With newfound voting power, these big clubs could also block sales of smaller clubs to potential owners wealthy enough to fund a team to compete at the top. This exact type of sale enabled Chelsea and Man City to dominate the last decade. The project also hopes to set tighter financial regulations on EFL clubs. On the one hand, guard rails might help protect clubs from mismanagement. On the other, clubs couldn’t take the kind of investment risks sometimes required to improve and move up through the divisions. The competitive imbalance might become permanent. It’s hard not to see this as a major goal of these reforms. Clubs that are currently at the top want to keep it that way, competitively and financially, indefinitely.

Ultimately, how one feels about Project Big Picture is a Rorschach test for how they think about sports. Is the plan about saving the EFL or is it a Trojan horse power grab? Are big clubs to be admired or greeted with skepticism? At its core, is the game about the interests of a global audience or those who live for a local rivalry? Or, ideals aside perhaps, would people rather watch Arsenal play a few times a year in sunny Barcelona as part of an expanded Champions League, or battle it out against fellow-Londoners Millwall on a rainy Carabao Cup night?
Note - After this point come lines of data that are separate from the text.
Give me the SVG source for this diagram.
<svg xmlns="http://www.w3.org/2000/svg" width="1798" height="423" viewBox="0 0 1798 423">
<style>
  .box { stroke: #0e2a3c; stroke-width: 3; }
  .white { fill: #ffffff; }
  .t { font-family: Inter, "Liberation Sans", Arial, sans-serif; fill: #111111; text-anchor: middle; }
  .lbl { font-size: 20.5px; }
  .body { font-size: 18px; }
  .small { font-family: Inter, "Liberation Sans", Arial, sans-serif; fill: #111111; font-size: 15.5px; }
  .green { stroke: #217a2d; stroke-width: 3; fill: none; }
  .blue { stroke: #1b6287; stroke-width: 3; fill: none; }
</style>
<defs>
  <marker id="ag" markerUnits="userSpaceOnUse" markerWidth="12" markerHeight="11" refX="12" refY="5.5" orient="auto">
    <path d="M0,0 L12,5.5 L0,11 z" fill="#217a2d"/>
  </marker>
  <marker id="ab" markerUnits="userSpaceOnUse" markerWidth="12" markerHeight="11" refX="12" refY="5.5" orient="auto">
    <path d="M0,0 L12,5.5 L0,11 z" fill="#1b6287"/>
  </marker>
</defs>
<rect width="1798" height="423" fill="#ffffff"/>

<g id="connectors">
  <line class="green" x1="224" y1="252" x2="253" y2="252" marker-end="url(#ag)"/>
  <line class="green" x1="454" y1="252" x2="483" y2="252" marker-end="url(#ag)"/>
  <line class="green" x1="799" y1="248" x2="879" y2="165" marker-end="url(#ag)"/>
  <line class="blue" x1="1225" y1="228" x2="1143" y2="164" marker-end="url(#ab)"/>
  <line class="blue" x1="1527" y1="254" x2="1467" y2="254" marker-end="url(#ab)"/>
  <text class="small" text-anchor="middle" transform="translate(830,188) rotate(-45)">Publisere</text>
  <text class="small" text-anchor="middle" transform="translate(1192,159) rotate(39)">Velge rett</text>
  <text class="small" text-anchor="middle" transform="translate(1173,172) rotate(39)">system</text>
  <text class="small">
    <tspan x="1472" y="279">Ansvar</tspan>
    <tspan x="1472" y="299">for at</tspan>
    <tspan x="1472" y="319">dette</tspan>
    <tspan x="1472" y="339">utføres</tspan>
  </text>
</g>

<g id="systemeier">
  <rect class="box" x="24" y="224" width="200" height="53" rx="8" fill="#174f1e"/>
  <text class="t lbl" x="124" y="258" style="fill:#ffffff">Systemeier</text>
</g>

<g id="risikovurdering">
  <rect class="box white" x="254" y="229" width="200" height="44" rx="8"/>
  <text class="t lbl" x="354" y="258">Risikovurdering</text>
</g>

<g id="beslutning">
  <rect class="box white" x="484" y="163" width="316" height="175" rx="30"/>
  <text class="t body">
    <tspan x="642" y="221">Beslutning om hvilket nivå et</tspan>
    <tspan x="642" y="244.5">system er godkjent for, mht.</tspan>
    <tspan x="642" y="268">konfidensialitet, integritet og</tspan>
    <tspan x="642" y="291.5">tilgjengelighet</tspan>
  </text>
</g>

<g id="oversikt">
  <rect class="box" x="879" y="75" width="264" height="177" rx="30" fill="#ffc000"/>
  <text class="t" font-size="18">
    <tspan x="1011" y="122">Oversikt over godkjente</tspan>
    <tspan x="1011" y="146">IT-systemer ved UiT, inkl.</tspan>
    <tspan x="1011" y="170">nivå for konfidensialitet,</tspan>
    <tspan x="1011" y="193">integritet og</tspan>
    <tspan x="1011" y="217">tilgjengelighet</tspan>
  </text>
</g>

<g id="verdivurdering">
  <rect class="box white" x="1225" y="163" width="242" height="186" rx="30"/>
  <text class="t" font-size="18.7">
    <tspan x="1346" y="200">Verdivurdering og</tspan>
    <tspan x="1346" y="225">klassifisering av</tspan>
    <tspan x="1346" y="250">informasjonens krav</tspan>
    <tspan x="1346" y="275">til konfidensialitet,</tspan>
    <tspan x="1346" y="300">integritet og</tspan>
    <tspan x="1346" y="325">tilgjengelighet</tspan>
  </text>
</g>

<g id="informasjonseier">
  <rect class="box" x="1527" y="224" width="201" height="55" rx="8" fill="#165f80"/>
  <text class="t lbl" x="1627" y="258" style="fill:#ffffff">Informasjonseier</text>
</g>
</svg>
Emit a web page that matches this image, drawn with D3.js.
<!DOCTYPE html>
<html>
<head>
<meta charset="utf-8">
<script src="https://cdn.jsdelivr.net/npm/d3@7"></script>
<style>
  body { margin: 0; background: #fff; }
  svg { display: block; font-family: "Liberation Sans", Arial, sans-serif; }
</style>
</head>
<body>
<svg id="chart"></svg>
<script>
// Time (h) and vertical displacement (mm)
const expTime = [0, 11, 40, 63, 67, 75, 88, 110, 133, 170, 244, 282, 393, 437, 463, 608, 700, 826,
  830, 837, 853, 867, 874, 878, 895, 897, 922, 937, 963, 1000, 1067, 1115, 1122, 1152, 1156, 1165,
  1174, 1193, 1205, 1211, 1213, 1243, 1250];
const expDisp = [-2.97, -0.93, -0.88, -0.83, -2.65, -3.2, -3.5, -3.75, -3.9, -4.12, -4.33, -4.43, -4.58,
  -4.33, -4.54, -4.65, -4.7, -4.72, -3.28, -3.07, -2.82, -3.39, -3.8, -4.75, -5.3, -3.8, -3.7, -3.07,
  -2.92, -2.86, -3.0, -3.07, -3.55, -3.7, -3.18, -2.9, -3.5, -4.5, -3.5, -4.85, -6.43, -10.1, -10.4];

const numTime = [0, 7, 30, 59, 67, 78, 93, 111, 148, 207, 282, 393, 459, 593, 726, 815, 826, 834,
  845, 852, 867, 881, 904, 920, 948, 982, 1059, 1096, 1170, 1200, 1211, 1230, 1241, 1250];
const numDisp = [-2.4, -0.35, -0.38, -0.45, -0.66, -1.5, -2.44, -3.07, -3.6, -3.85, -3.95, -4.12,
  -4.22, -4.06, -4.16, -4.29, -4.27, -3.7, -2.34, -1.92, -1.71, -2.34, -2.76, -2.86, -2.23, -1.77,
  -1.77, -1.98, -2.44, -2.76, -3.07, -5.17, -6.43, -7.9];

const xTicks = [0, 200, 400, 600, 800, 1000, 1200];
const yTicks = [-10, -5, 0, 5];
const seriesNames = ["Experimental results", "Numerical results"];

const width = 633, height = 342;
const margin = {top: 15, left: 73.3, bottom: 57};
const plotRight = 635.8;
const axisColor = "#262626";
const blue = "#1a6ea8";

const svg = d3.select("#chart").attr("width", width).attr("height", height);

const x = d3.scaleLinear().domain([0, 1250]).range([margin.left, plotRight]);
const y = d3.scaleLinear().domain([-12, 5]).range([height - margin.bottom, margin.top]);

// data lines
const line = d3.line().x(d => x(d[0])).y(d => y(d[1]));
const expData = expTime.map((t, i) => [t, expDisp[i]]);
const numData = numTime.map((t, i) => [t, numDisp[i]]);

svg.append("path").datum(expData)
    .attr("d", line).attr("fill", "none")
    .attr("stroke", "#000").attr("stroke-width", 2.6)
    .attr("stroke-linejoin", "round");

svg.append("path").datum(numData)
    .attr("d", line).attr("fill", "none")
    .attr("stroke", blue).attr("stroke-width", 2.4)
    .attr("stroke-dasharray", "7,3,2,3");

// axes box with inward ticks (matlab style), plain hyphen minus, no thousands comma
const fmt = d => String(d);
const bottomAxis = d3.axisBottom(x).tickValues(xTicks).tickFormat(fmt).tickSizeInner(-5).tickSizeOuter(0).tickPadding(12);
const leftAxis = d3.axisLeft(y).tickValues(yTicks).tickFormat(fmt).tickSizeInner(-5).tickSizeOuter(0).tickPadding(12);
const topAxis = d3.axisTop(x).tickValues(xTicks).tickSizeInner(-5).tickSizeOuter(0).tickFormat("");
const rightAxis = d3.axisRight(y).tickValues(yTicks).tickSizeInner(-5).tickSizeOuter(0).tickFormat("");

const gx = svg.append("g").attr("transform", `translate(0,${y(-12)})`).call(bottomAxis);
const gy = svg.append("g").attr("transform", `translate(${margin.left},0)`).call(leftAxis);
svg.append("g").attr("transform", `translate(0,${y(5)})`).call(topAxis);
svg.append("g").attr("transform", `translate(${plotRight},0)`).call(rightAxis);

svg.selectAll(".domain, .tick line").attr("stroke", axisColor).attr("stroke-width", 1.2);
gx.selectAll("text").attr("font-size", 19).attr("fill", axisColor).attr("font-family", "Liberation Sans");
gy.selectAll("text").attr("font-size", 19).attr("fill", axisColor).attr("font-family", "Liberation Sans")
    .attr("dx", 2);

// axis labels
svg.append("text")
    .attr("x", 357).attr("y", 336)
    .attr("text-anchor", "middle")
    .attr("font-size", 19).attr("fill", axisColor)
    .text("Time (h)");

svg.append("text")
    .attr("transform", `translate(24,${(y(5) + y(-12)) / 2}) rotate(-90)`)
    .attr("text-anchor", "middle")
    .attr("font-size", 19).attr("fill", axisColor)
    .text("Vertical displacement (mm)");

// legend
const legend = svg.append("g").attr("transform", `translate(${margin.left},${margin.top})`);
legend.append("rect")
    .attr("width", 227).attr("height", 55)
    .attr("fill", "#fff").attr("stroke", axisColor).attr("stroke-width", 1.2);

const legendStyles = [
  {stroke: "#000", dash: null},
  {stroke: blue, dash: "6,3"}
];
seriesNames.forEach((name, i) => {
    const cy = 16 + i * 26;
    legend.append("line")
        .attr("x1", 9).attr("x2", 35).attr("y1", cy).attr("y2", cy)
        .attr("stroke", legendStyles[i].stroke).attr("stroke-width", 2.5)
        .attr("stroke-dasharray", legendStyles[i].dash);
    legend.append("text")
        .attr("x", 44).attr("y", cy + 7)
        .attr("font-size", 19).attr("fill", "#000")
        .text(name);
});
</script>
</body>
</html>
But even fans of the big clubs that would benefit from reforms are entitled to ask executives, very basically, “Why do you own my football club?” “Is it about passion and shared values or making money?” Certain facts about the proposed bailout remain. Clubs, however low in the tier system, are cultural institutions that benefit local economies. They’re sources of identity and community. They provide meaning to people’s lives.

“The most valuable thing is the happiness we are able to provoke in those that struggle to find happiness in other ways, away from football,” Leeds United coach Marcelo Bielsa said of his team.

In painful times, cities and towns need their football clubs to survive.

Many PL clubs are said to be furious with Manchester United and Liverpool. On Wednesday, the Premier League rejected the plan, but Project Big Picture has set the terms of debate for the coming period of negotiation and counterproposals. In a system dominated by crisis-leveraging and ultra-rich clubs, time will tell whether there is only one way out.